▸ Aim:
Once the pictures are set aside, transcribe the remaining data exactly.

▸ Data excerpt:

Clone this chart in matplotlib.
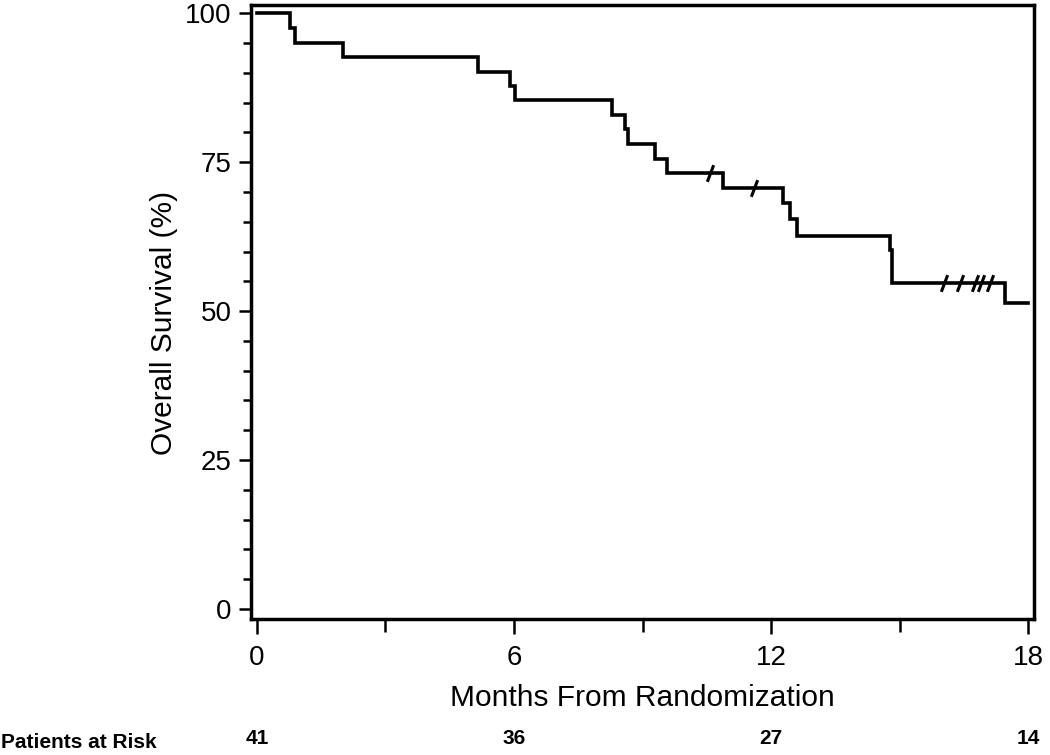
import numpy as np
import matplotlib
matplotlib.use('Agg')
import matplotlib.pyplot as plt
from matplotlib.path import Path
from matplotlib.ticker import MultipleLocator

plt.rcParams['font.family'] = ['Liberation Sans', 'DejaVu Sans']

# --- data ---
event_months = [0, 0.77, 0.89, 2.0, 5.17, 5.9, 6.02, 8.28, 8.59, 8.65, 9.29, 9.57,
                10.88, 12.28, 12.44, 12.6, 14.78, 14.83, 17.46, 18.0]
survival_pct = [100, 97.6, 95.1, 92.7, 90.2, 87.8, 85.4, 82.9, 80.5, 78.0, 75.6, 73.2,
                70.6, 68.1, 65.4, 62.6, 60.3, 54.8, 51.3, 51.3]
censor_months = [10.58, 11.6, 16.04, 16.41, 16.76, 16.9, 17.11]

risk_months = [0, 6, 12, 18]
at_risk = [41, 36, 27, 14]

# survival value at each censor time (step function, post)
idx = np.searchsorted(event_months, censor_months, side='right') - 1
censor_pct = [survival_pct[i] for i in idx]

fig = plt.figure(figsize=(10.5, 7.55), dpi=100)
ax = fig.add_axes([0.239, 0.180, 0.746, 0.8134])

ax.step(event_months, survival_pct, where='post', color='black', lw=2.6, solid_joinstyle='miter')

slash = Path([(-0.19, -0.5), (0.19, 0.5)], [Path.MOVETO, Path.LINETO])
ax.plot(censor_months, censor_pct, linestyle='none', marker=slash, markersize=12,
        markeredgewidth=2.2, color='black')

ax.set_xlim(-0.14, 18.14)
ax.set_ylim(-1.7, 101.4)

ax.xaxis.set_major_locator(MultipleLocator(6))
ax.xaxis.set_minor_locator(MultipleLocator(3))
ax.yaxis.set_major_locator(MultipleLocator(25))
ax.yaxis.set_minor_locator(MultipleLocator(5))

for s in ax.spines.values():
    s.set_linewidth(2.5)

ax.tick_params(axis='x', which='major', length=11, width=1.8, pad=8, labelsize=20)
ax.tick_params(axis='x', which='minor', length=9, width=1.8)
ax.tick_params(axis='y', which='major', length=9, width=1.8, pad=5, labelsize=20)
ax.tick_params(axis='y', which='minor', length=6, width=1.8)

ax.set_xlabel('Months From Randomization', fontsize=21.5, labelpad=9)
ax.set_ylabel('Overall Survival (%)', fontsize=21.5, labelpad=5)
ax.yaxis.label.set_y(0.482)

# patients at risk row
fig.text(0.001, 0.016, 'Patients at Risk', fontsize=15, fontweight='bold', ha='left', va='center')
for m, n in zip(risk_months, at_risk):
    ax.annotate(str(n), xy=(m, 0), xycoords=('data', 'figure fraction'),
                xytext=(0, 12), textcoords='offset points',
                fontsize=15, fontweight='bold', ha='center', va='center')

fig.savefig('out.png', dpi=100)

▸ Response:
Clone this chart in matplotlib.
import numpy as np
import matplotlib
matplotlib.use('Agg')
import matplotlib.pyplot as plt
from matplotlib.path import Path
from matplotlib.ticker import MultipleLocator

plt.rcParams['font.family'] = ['Liberation Sans', 'DejaVu Sans']

# --- data ---
event_months = [0, 0.77, 0.89, 2.0, 5.17, 5.9, 6.02, 8.28, 8.59, 8.65, 9.29, 9.57,
                10.88, 12.28, 12.44, 12.6, 14.78, 14.83, 17.46, 18.0]
survival_pct = [100, 97.6, 95.1, 92.7, 90.2, 87.8, 85.4, 82.9, 80.5, 78.0, 75.6, 73.2,
                70.6, 68.1, 65.4, 62.6, 60.3, 54.8, 51.3, 51.3]
censor_months = [10.58, 11.6, 16.04, 16.41, 16.76, 16.9, 17.11]

risk_months = [0, 6, 12, 18]
at_risk = [41, 36, 27, 14]

# survival value at each censor time (step function, post)
idx = np.searchsorted(event_months, censor_months, side='right') - 1
censor_pct = [survival_pct[i] for i in idx]

fig = plt.figure(figsize=(10.5, 7.55), dpi=100)
ax = fig.add_axes([0.239, 0.180, 0.746, 0.8134])

ax.step(event_months, survival_pct, where='post', color='black', lw=2.6, solid_joinstyle='miter')

slash = Path([(-0.19, -0.5), (0.19, 0.5)], [Path.MOVETO, Path.LINETO])
ax.plot(censor_months, censor_pct, linestyle='none', marker=slash, markersize=12,
        markeredgewidth=2.2, color='black')

ax.set_xlim(-0.14, 18.14)
ax.set_ylim(-1.7, 101.4)

ax.xaxis.set_major_locator(MultipleLocator(6))
ax.xaxis.set_minor_locator(MultipleLocator(3))
ax.yaxis.set_major_locator(MultipleLocator(25))
ax.yaxis.set_minor_locator(MultipleLocator(5))

for s in ax.spines.values():
    s.set_linewidth(2.5)

ax.tick_params(axis='x', which='major', length=11, width=1.8, pad=8, labelsize=20)
ax.tick_params(axis='x', which='minor', length=9, width=1.8)
ax.tick_params(axis='y', which='major', length=9, width=1.8, pad=5, labelsize=20)
ax.tick_params(axis='y', which='minor', length=6, width=1.8)

ax.set_xlabel('Months From Randomization', fontsize=21.5, labelpad=9)
ax.set_ylabel('Overall Survival (%)', fontsize=21.5, labelpad=5)
ax.yaxis.label.set_y(0.482)

# patients at risk row
fig.text(0.001, 0.016, 'Patients at Risk', fontsize=15, fontweight='bold', ha='left', va='center')
for m, n in zip(risk_months, at_risk):
    ax.annotate(str(n), xy=(m, 0), xycoords=('data', 'figure fraction'),
                xytext=(0, 12), textcoords='offset points',
                fontsize=15, fontweight='bold', ha='center', va='center')

fig.savefig('out.png', dpi=100)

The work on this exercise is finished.